(WRITTEN EXERCISE):
Make an exact transcription of the material, leaving out all images.

-- Begin --

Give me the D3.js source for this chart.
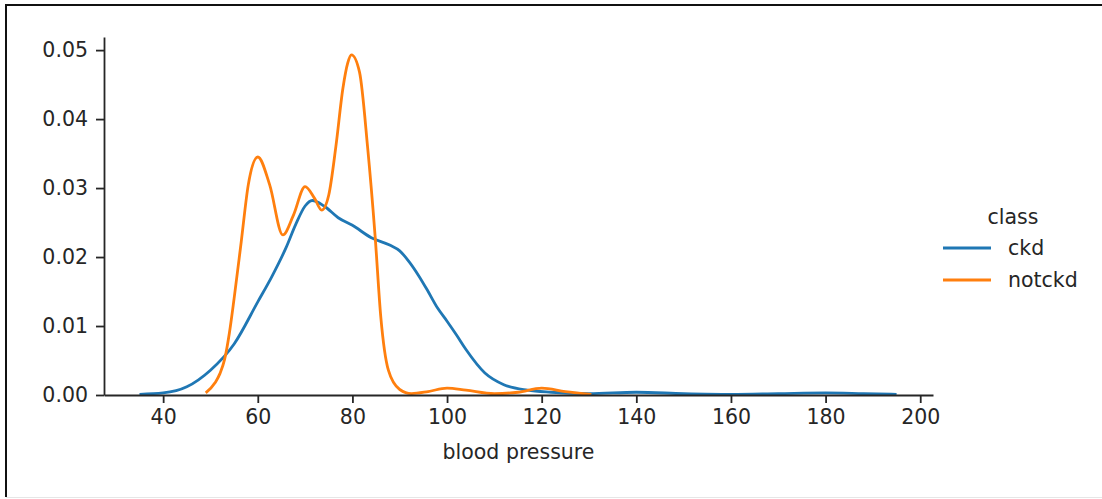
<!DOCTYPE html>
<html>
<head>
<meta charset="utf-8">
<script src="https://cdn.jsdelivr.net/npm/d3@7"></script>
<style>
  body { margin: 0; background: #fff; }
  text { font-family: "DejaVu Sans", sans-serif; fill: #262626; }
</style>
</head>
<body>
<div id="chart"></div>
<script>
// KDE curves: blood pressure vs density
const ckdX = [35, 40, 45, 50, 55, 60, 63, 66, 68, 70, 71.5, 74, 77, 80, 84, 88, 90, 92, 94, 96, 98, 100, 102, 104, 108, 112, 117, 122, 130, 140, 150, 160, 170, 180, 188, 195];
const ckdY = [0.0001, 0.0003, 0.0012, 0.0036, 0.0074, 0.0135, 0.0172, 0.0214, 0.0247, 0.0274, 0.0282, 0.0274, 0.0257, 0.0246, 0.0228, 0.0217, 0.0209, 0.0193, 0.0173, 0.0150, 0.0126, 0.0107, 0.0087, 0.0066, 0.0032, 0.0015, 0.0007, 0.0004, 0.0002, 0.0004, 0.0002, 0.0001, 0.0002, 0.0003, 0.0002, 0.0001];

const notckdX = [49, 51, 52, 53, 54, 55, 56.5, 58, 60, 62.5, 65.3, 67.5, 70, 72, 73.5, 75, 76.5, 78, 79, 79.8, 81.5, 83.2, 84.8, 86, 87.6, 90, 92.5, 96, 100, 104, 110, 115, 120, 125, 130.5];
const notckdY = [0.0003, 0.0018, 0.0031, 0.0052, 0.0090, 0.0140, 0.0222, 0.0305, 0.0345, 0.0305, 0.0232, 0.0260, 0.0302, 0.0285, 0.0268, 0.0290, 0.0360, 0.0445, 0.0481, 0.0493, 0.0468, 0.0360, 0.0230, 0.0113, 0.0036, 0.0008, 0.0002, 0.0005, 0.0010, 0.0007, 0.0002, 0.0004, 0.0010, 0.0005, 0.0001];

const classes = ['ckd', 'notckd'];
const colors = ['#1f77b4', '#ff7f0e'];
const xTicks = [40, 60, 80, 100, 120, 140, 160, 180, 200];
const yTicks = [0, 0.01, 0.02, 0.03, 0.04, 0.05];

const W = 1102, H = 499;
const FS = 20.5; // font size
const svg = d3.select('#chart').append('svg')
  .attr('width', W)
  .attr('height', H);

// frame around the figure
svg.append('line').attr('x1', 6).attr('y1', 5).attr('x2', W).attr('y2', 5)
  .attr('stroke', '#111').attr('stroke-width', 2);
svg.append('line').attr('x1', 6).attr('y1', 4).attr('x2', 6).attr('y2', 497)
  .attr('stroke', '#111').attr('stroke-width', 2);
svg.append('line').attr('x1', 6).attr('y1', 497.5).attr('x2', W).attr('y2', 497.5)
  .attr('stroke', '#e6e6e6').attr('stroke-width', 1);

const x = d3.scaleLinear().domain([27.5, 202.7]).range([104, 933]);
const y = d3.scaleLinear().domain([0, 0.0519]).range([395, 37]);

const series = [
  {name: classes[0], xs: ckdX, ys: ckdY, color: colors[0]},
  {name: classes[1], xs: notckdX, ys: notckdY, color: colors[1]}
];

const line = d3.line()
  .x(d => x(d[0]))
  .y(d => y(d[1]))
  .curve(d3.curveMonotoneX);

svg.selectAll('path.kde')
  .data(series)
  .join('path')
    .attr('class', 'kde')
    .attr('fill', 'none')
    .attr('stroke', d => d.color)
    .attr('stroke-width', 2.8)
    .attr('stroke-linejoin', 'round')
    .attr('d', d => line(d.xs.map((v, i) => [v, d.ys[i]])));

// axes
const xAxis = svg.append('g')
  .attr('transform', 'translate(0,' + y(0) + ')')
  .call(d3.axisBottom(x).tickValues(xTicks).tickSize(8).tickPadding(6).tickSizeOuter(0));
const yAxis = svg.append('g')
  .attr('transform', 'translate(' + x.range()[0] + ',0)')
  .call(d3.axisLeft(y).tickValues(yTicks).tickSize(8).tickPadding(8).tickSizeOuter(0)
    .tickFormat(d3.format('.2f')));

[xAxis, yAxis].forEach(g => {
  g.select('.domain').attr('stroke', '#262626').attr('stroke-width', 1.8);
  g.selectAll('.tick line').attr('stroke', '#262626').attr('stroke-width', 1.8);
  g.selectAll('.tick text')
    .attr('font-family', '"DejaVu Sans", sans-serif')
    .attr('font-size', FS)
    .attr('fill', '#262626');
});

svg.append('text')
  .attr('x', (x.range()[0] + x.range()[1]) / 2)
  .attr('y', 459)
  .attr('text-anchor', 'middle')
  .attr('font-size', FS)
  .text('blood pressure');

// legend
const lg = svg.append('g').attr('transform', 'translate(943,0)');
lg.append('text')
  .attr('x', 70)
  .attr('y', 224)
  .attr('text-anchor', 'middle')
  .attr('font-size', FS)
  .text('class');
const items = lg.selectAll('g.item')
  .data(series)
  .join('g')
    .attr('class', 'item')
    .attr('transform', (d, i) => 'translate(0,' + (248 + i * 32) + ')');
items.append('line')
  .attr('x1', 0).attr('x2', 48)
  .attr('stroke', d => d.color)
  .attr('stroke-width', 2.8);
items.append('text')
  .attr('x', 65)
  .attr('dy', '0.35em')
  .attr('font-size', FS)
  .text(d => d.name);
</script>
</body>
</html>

-- End --

(FULL ANSWER):
Give me the D3.js source for this chart.
<!DOCTYPE html>
<html>
<head>
<meta charset="utf-8">
<script src="https://cdn.jsdelivr.net/npm/d3@7"></script>
<style>
  body { margin: 0; background: #fff; }
  text { font-family: "DejaVu Sans", sans-serif; fill: #262626; }
</style>
</head>
<body>
<div id="chart"></div>
<script>
// KDE curves: blood pressure vs density
const ckdX = [35, 40, 45, 50, 55, 60, 63, 66, 68, 70, 71.5, 74, 77, 80, 84, 88, 90, 92, 94, 96, 98, 100, 102, 104, 108, 112, 117, 122, 130, 140, 150, 160, 170, 180, 188, 195];
const ckdY = [0.0001, 0.0003, 0.0012, 0.0036, 0.0074, 0.0135, 0.0172, 0.0214, 0.0247, 0.0274, 0.0282, 0.0274, 0.0257, 0.0246, 0.0228, 0.0217, 0.0209, 0.0193, 0.0173, 0.0150, 0.0126, 0.0107, 0.0087, 0.0066, 0.0032, 0.0015, 0.0007, 0.0004, 0.0002, 0.0004, 0.0002, 0.0001, 0.0002, 0.0003, 0.0002, 0.0001];

const notckdX = [49, 51, 52, 53, 54, 55, 56.5, 58, 60, 62.5, 65.3, 67.5, 70, 72, 73.5, 75, 76.5, 78, 79, 79.8, 81.5, 83.2, 84.8, 86, 87.6, 90, 92.5, 96, 100, 104, 110, 115, 120, 125, 130.5];
const notckdY = [0.0003, 0.0018, 0.0031, 0.0052, 0.0090, 0.0140, 0.0222, 0.0305, 0.0345, 0.0305, 0.0232, 0.0260, 0.0302, 0.0285, 0.0268, 0.0290, 0.0360, 0.0445, 0.0481, 0.0493, 0.0468, 0.0360, 0.0230, 0.0113, 0.0036, 0.0008, 0.0002, 0.0005, 0.0010, 0.0007, 0.0002, 0.0004, 0.0010, 0.0005, 0.0001];

const classes = ['ckd', 'notckd'];
const colors = ['#1f77b4', '#ff7f0e'];
const xTicks = [40, 60, 80, 100, 120, 140, 160, 180, 200];
const yTicks = [0, 0.01, 0.02, 0.03, 0.04, 0.05];

const W = 1102, H = 499;
const FS = 20.5; // font size
const svg = d3.select('#chart').append('svg')
  .attr('width', W)
  .attr('height', H);

// frame around the figure
svg.append('line').attr('x1', 6).attr('y1', 5).attr('x2', W).attr('y2', 5)
  .attr('stroke', '#111').attr('stroke-width', 2);
svg.append('line').attr('x1', 6).attr('y1', 4).attr('x2', 6).attr('y2', 497)
  .attr('stroke', '#111').attr('stroke-width', 2);
svg.append('line').attr('x1', 6).attr('y1', 497.5).attr('x2', W).attr('y2', 497.5)
  .attr('stroke', '#e6e6e6').attr('stroke-width', 1);

const x = d3.scaleLinear().domain([27.5, 202.7]).range([104, 933]);
const y = d3.scaleLinear().domain([0, 0.0519]).range([395, 37]);

const series = [
  {name: classes[0], xs: ckdX, ys: ckdY, color: colors[0]},
  {name: classes[1], xs: notckdX, ys: notckdY, color: colors[1]}
];

const line = d3.line()
  .x(d => x(d[0]))
  .y(d => y(d[1]))
  .curve(d3.curveMonotoneX);

svg.selectAll('path.kde')
  .data(series)
  .join('path')
    .attr('class', 'kde')
    .attr('fill', 'none')
    .attr('stroke', d => d.color)
    .attr('stroke-width', 2.8)
    .attr('stroke-linejoin', 'round')
    .attr('d', d => line(d.xs.map((v, i) => [v, d.ys[i]])));

// axes
const xAxis = svg.append('g')
  .attr('transform', 'translate(0,' + y(0) + ')')
  .call(d3.axisBottom(x).tickValues(xTicks).tickSize(8).tickPadding(6).tickSizeOuter(0));
const yAxis = svg.append('g')
  .attr('transform', 'translate(' + x.range()[0] + ',0)')
  .call(d3.axisLeft(y).tickValues(yTicks).tickSize(8).tickPadding(8).tickSizeOuter(0)
    .tickFormat(d3.format('.2f')));

[xAxis, yAxis].forEach(g => {
  g.select('.domain').attr('stroke', '#262626').attr('stroke-width', 1.8);
  g.selectAll('.tick line').attr('stroke', '#262626').attr('stroke-width', 1.8);
  g.selectAll('.tick text')
    .attr('font-family', '"DejaVu Sans", sans-serif')
    .attr('font-size', FS)
    .attr('fill', '#262626');
});

svg.append('text')
  .attr('x', (x.range()[0] + x.range()[1]) / 2)
  .attr('y', 459)
  .attr('text-anchor', 'middle')
  .attr('font-size', FS)
  .text('blood pressure');

// legend
const lg = svg.append('g').attr('transform', 'translate(943,0)');
lg.append('text')
  .attr('x', 70)
  .attr('y', 224)
  .attr('text-anchor', 'middle')
  .attr('font-size', FS)
  .text('class');
const items = lg.selectAll('g.item')
  .data(series)
  .join('g')
    .attr('class', 'item')
    .attr('transform', (d, i) => 'translate(0,' + (248 + i * 32) + ')');
items.append('line')
  .attr('x1', 0).attr('x2', 48)
  .attr('stroke', d => d.color)
  .attr('stroke-width', 2.8);
items.append('text')
  .attr('x', 65)
  .attr('dy', '0.35em')
  .attr('font-size', FS)
  .text(d => d.name);
</script>
</body>
</html>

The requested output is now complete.